Begin with the first line of the material and copy each line word for word through the line that contains "dynamic = [0.212, 0.416, 0.584, 0.795, 1.003]"; the pictures are left out.

===

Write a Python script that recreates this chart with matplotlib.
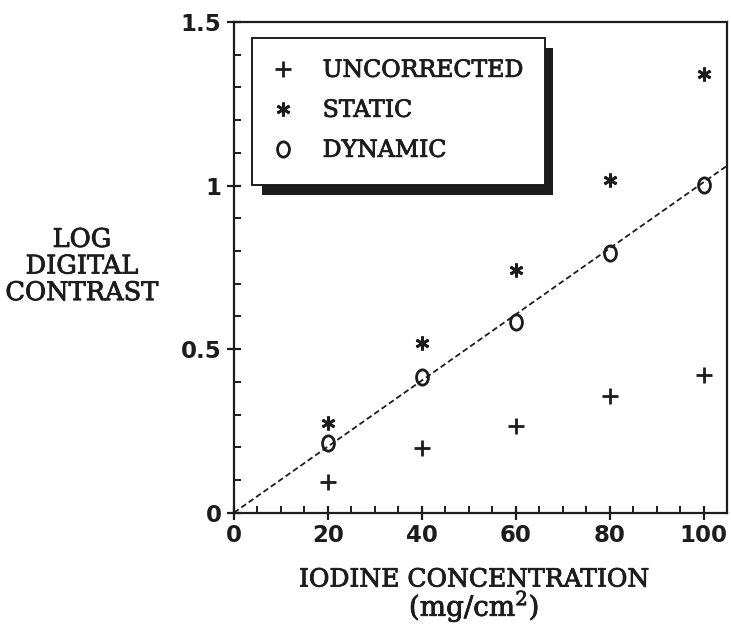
import matplotlib
matplotlib.use("Agg")
import matplotlib.pyplot as plt
import matplotlib.patheffects as pe
from matplotlib.patches import Rectangle
from matplotlib.path import Path
from matplotlib.transforms import Affine2D
from matplotlib.ticker import MultipleLocator, FixedLocator

# Iodine concentration (mg/cm^2)
concentration = [20, 40, 60, 80, 100]

# Log digital contrast for each correction scheme
uncorrected = [0.095, 0.197, 0.265, 0.357, 0.421]
static = [0.273, 0.520, 0.742, 1.018, 1.340]
dynamic = [0.212, 0.416, 0.584, 0.795, 1.003]

# Fitted line through the origin
fit_slope = 0.0101
fit_x = [0, 105]

x_ticks = [0, 20, 40, 60, 80, 100]
x_tick_labels = ["0", "20", "40", "60", "80", "100"]
y_ticks = [0, 0.5, 1.0, 1.5]
y_tick_labels = ["0", "0.5", "1", "1.5"]

INK = "#1c1c1c"
SERIF = ["DejaVu Serif"]
TICKFONT = ["DejaVu Sans"]
heavy = [pe.withStroke(linewidth=0.6, foreground=INK)]

# narrow open "0" shaped marker
oval = Path.unit_circle().transformed(Affine2D().scale(0.78, 1.0))

fig = plt.figure(figsize=(7.31, 6.25), dpi=100)
fig.patch.set_facecolor("white")
ax = fig.add_axes([0.320, 0.1797, 0.6745, 0.7851])

ax.set_xlim(0, 105)
ax.set_ylim(0, 1.5)

# dashed fit line
ax.plot(fit_x, [fit_slope * v for v in fit_x], linestyle=(0, (3.2, 1.8)),
        color=INK, linewidth=1.3, zorder=2)

ax.plot(concentration, uncorrected, linestyle="none", marker="+",
        markersize=11, markeredgewidth=2.0, color=INK, label="UNCORRECTED", zorder=3)
ax.plot(concentration, static, linestyle="none", marker=(6, 2, 0),
        markersize=10, markeredgewidth=2.0, color=INK, label="STATIC", zorder=3)
ax.plot(concentration, dynamic, linestyle="none", marker=oval,
        markersize=11, markeredgewidth=2.0, markerfacecolor="none",
        color=INK, label="DYNAMIC", zorder=3)

# axes frame and ticks
for side in ["left", "bottom", "right", "top"]:
    ax.spines[side].set_linewidth(1.6)
    ax.spines[side].set_color(INK)

ax.xaxis.set_major_locator(FixedLocator(x_ticks))
ax.set_xticklabels(x_tick_labels)
ax.xaxis.set_minor_locator(MultipleLocator(5))
ax.yaxis.set_major_locator(FixedLocator(y_ticks))
ax.set_yticklabels(y_tick_labels)
ax.yaxis.set_minor_locator(MultipleLocator(0.1))

ax.tick_params(which="major", direction="inout", length=10, width=1.6,
               color=INK, labelcolor=INK, labelsize=16.5, top=False, right=False)
ax.tick_params(which="minor", direction="in", length=5, width=1.4,
               color=INK, top=False, right=False)
ax.tick_params(axis="x", which="major", pad=3)
ax.tick_params(axis="y", which="major", pad=4)
for lab in ax.get_xticklabels() + ax.get_yticklabels():
    lab.set_fontfamily(TICKFONT)
    lab.set_fontweight("bold")

# legend box with a solid drop shadow
shadow = Rectangle((0.0568, 0.6484), 0.5903, 0.2976, transform=ax.transAxes,
                   facecolor=INK, edgecolor="none", zorder=4)
frame = Rectangle((0.0365, 0.6688), 0.5945, 0.2979, transform=ax.transAxes,
                  facecolor="white", edgecolor=INK, linewidth=1.4, zorder=5)
ax.add_patch(shadow)
ax.add_patch(frame)

leg = ax.legend(loc="upper left", bbox_to_anchor=(0.077, 0.925),
                frameon=False, handlelength=0.9, handletextpad=1.25,
                labelspacing=0.72, borderaxespad=0, borderpad=0,
                prop={"family": SERIF, "size": 17})
leg.set_zorder(6)
for t in leg.get_texts():
    t.set_color(INK)
    t.set_path_effects(heavy)

# axis titles
fig.text(82 / 731, 1 - 266 / 625, "LOG\nDIGITAL\nCONTRAST", ha="center",
         va="center", family=SERIF, fontsize=18.5, color=INK, linespacing=1.08,
         path_effects=heavy)
fig.text(474 / 731, 1 - 580 / 625, "IODINE CONCENTRATION", ha="center",
         va="center", family=SERIF, fontsize=18, color=INK, path_effects=heavy)
fig.text(474 / 731, 1 - 606 / 625, r"(mg/cm$^\mathregular{2}$)", ha="center",
         va="center", family=SERIF, fontsize=20, color=INK, path_effects=heavy)

fig.savefig("out.png", dpi=100, facecolor="white")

===

**Task solution:**
Write a Python script that recreates this chart with matplotlib.
import matplotlib
matplotlib.use("Agg")
import matplotlib.pyplot as plt
import matplotlib.patheffects as pe
from matplotlib.patches import Rectangle
from matplotlib.path import Path
from matplotlib.transforms import Affine2D
from matplotlib.ticker import MultipleLocator, FixedLocator

# Iodine concentration (mg/cm^2)
concentration = [20, 40, 60, 80, 100]

# Log digital contrast for each correction scheme
uncorrected = [0.095, 0.197, 0.265, 0.357, 0.421]
static = [0.273, 0.520, 0.742, 1.018, 1.340]
dynamic = [0.212, 0.416, 0.584, 0.795, 1.003]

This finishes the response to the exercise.